In Pharaoh, you'd come back to the same city some generations down the line - in that sort of timeframe it was really not out of the ordinary for small villages to be swallowed by the sands or abandoned because the houses were turning to poo poo or the soil was getting poor. But it's OK because this was before landlords so you'd just pick up sticks and build a whole new village from scratch a few kilometers up or downriver - take about a summer to do so, while nobody's working too hard.
In Emperor you sometimes pop back into your old cities and outposts entire *dynasties* down the line... and nothing has changed, everything's still there. The architecture of whatever New Stuff you've unlocked since fits right in with the Old Stuff that's literally centuries old at that point.

My point is : history is very, very long and humans (or at least their fashions) change very, very fast in comparison. But you couldn't really tell playing those games. That's one thing Ancestors does better - between your starting hunter-gatherers in leather tents & lean-tos and your bronze age fortified farmers armed to the teeth, it's night and day both visually and in terms of gameplay/strategy/primary concerns.

Although IIRC there is one pair of missions in Emperor that does convey Time better. The Great Wall saga. Your first effort is to build a giant ditch & wall of rammed earth. By the time you come back, this time to build a section of the Great Wall proper, all that remains of your original effort (and it was a monument that took ages to build !) is a few sections of vaguely elevated mud.

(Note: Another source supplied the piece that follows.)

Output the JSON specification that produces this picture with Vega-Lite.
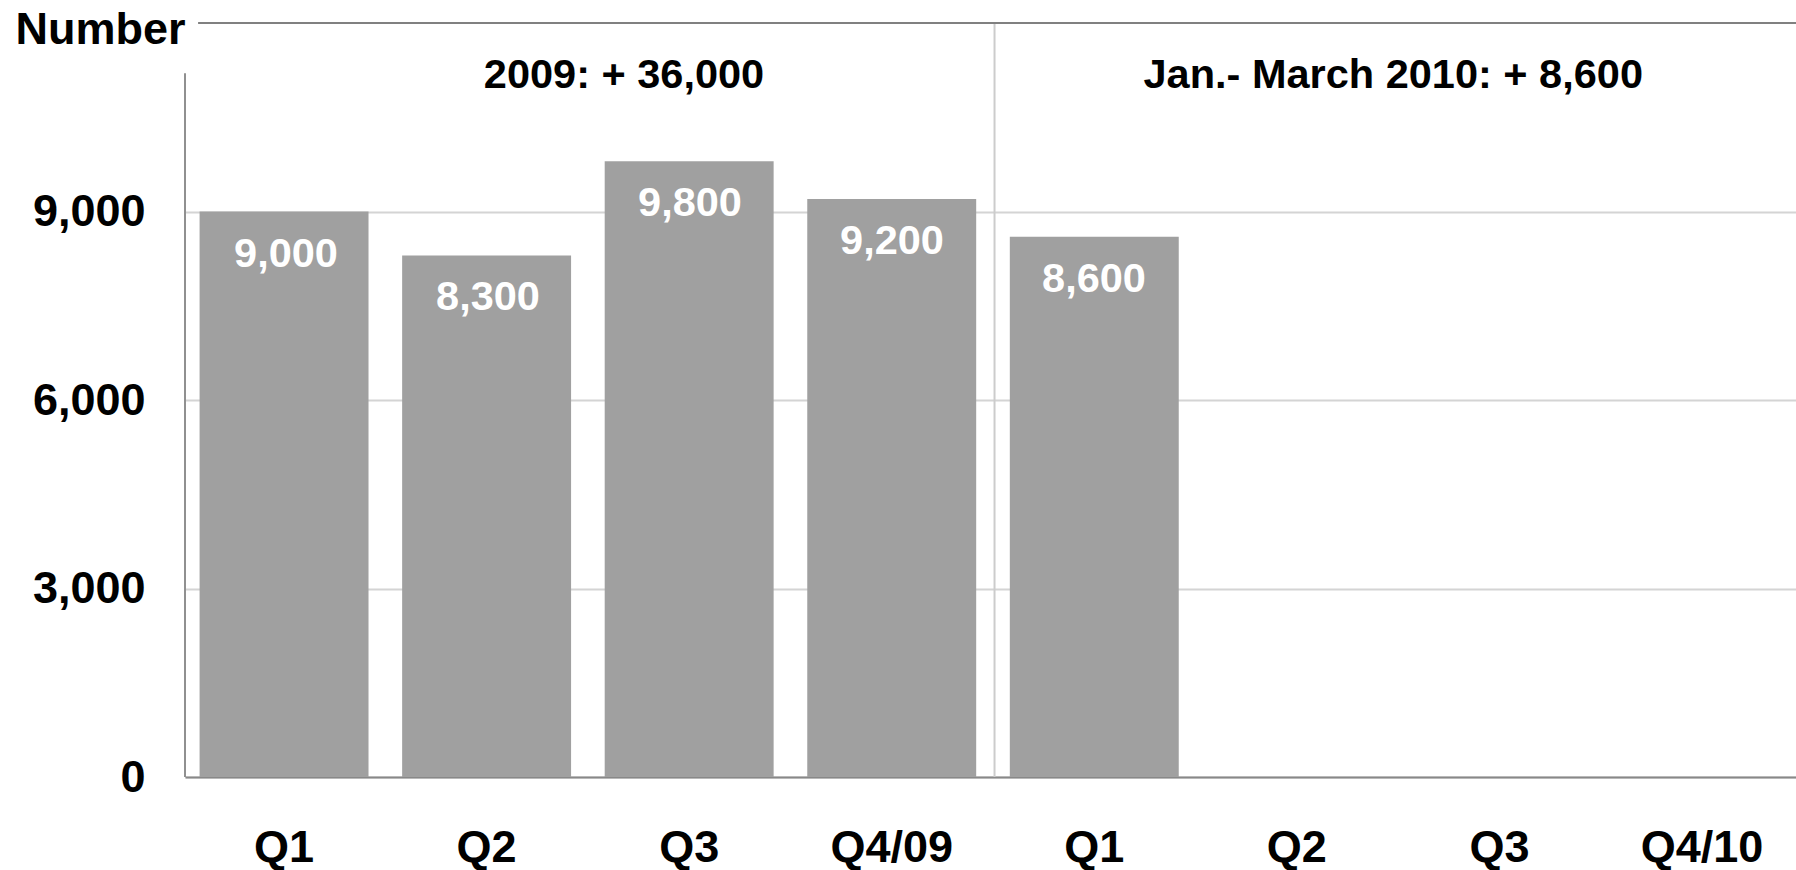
{
  "$schema": "https://vega.github.io/schema/vega-lite/v6.json",
  "width": 1611,
  "height": 754,
  "autosize": {"type": "none"},
  "padding": {"left": 185, "top": 23, "right": 0, "bottom": 93},
  "config": {
    "view": {"stroke": null},
    "font": "Liberation Sans"
  },
  "datasets": {
    "bars": [
      {"period": "Q1 2009", "value": 9000},
      {"period": "Q2 2009", "value": 8300},
      {"period": "Q3 2009", "value": 9800},
      {"period": "Q4/09", "value": 9200},
      {"period": "Q1 2010", "value": 8600},
      {"period": "Q2 2010", "value": null},
      {"period": "Q3 2010", "value": null},
      {"period": "Q4/10", "value": null}
    ],
    "notes": [
      {"x": 2.18, "y": 10960, "text": "2009: + 36,000"},
      {"x": 6.0, "y": 10960, "text": "Jan.- March 2010: + 8,600"}
    ],
    "vlines": [
      {"x": 4.02, "y": 0, "y2": 12000}
    ],
    "yaxisline": [
      {"x": 0, "y": 0, "y2": 11200}
    ],
    "topline": [
      {"x": 0.065, "x2": 8, "y": 12000}
    ]
  },
  "resolve": {"scale": {"x": "independent"}},
  "layer": [
    {
      "data": {"name": "bars"},
      "mark": {"type": "bar", "color": "#a0a0a0"},
      "encoding": {
        "x": {
          "field": "period",
          "type": "nominal",
          "sort": null,
          "scale": {
            "domain": ["Q1 2009", "Q2 2009", "Q3 2009", "Q4/09", "Q1 2010", "Q2 2010", "Q3 2010", "Q4/10"],
            "range": [0, 1616],
            "paddingInner": 0.166,
            "paddingOuter": 0.072
          },
          "axis": {
            "title": null,
            "labelExpr": "split(datum.label, ' ')[0]",
            "labelAngle": 0,
            "labelFont": "Liberation Sans",
            "labelFontSize": 45,
            "labelFontWeight": "bold",
            "labelColor": "#000000",
            "labelPadding": 48,
            "labelBound": false,
            "ticks": false,
            "domain": true,
            "domainColor": "#888888",
            "domainWidth": 2,
            "grid": false
          }
        },
        "y": {
          "field": "value",
          "type": "quantitative",
          "scale": {"domain": [0, 12000], "nice": false},
          "axis": {
            "title": "Number",
            "titleAngle": 0,
            "titleAlign": "left",
            "titleBaseline": "alphabetic",
            "titleX": -170,
            "titleY": 20,
            "titleFont": "Liberation Sans",
            "titleFontSize": 45,
            "titleFontWeight": "bold",
            "titleColor": "#000000",
            "values": [0, 3000, 6000, 9000],
            "format": ",.0f",
            "labelFont": "Liberation Sans",
            "labelFontSize": 45,
            "labelFontWeight": "bold",
            "labelColor": "#000000",
            "labelPadding": 40,
            "ticks": false,
            "domain": false,
            "grid": true,
            "gridColor": "#d4d4d4",
            "gridWidth": 2
          }
        }
      }
    },
    {
      "data": {"name": "bars"},
      "transform": [{"filter": "datum.value != null"}],
      "mark": {
        "type": "text",
        "color": "#ffffff",
        "font": "Liberation Sans",
        "fontSize": 41.5,
        "fontWeight": "bold",
        "baseline": "alphabetic",
        "align": "center",
        "dy": 55
      },
      "encoding": {
        "x": {
          "field": "period",
          "type": "nominal",
          "sort": null,
          "scale": {
            "domain": ["Q1 2009", "Q2 2009", "Q3 2009", "Q4/09", "Q1 2010", "Q2 2010", "Q3 2010", "Q4/10"],
            "range": [0, 1616],
            "paddingInner": 0.166,
            "paddingOuter": 0.072
          },
          "axis": null
        },
        "y": {"field": "value", "type": "quantitative"},
        "text": {"field": "value", "type": "quantitative", "format": ",.0f"}
      }
    },
    {
      "data": {"name": "vlines"},
      "mark": {"type": "rule", "color": "#cccccc", "strokeWidth": 2},
      "encoding": {
        "x": {"field": "x", "type": "quantitative", "scale": {"domain": [0, 8], "nice": false, "zero": false}, "axis": null},
        "y": {"field": "y", "type": "quantitative"},
        "y2": {"field": "y2"}
      }
    },
    {
      "data": {"name": "yaxisline"},
      "mark": {"type": "rule", "color": "#909090", "strokeWidth": 2},
      "encoding": {
        "x": {"field": "x", "type": "quantitative", "scale": {"domain": [0, 8], "nice": false, "zero": false}, "axis": null},
        "y": {"field": "y", "type": "quantitative"},
        "y2": {"field": "y2"}
      }
    },
    {
      "data": {"name": "topline"},
      "mark": {"type": "rule", "color": "#808080", "strokeWidth": 2},
      "encoding": {
        "x": {"field": "x", "type": "quantitative", "scale": {"domain": [0, 8], "nice": false, "zero": false}, "axis": null},
        "x2": {"field": "x2"},
        "y": {"field": "y", "type": "quantitative"}
      }
    },
    {
      "data": {"name": "notes"},
      "mark": {
        "type": "text",
        "color": "#000000",
        "font": "Liberation Sans",
        "fontSize": 41.5,
        "fontWeight": "bold",
        "baseline": "alphabetic",
        "align": "center"
      },
      "encoding": {
        "x": {"field": "x", "type": "quantitative", "scale": {"domain": [0, 8], "nice": false, "zero": false}, "axis": null},
        "y": {"field": "y", "type": "quantitative"},
        "text": {"field": "text", "type": "nominal"}
      }
    }
  ]
}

To a point, but you need to combine the game with history somehow. I absolutely abhor building the same basic, often cookie cutter poo poo every start of the mission. If there's a challenge involved in the set-up, perhaps, but going "here build a pyramid you start with two sticks and a rock" for the 10th time irks me to no end - it's why I completely dropped They are billions campaign mode, for example. I don't care how thematically appropriate it is. I don't want to spend an hour of afking my brain putting down copy-pasted optimal grid designs on a slightly different canvas, I'm here for the mission challenge. Giving your old city back unchanged is a gameplay concession of both letting you see how much you've grown (or not) your skill and giving you a (hopefully) solid base to actually start playing the mission and not putting down housing squares mindlessly for an hour before even bothering to read mission requirements.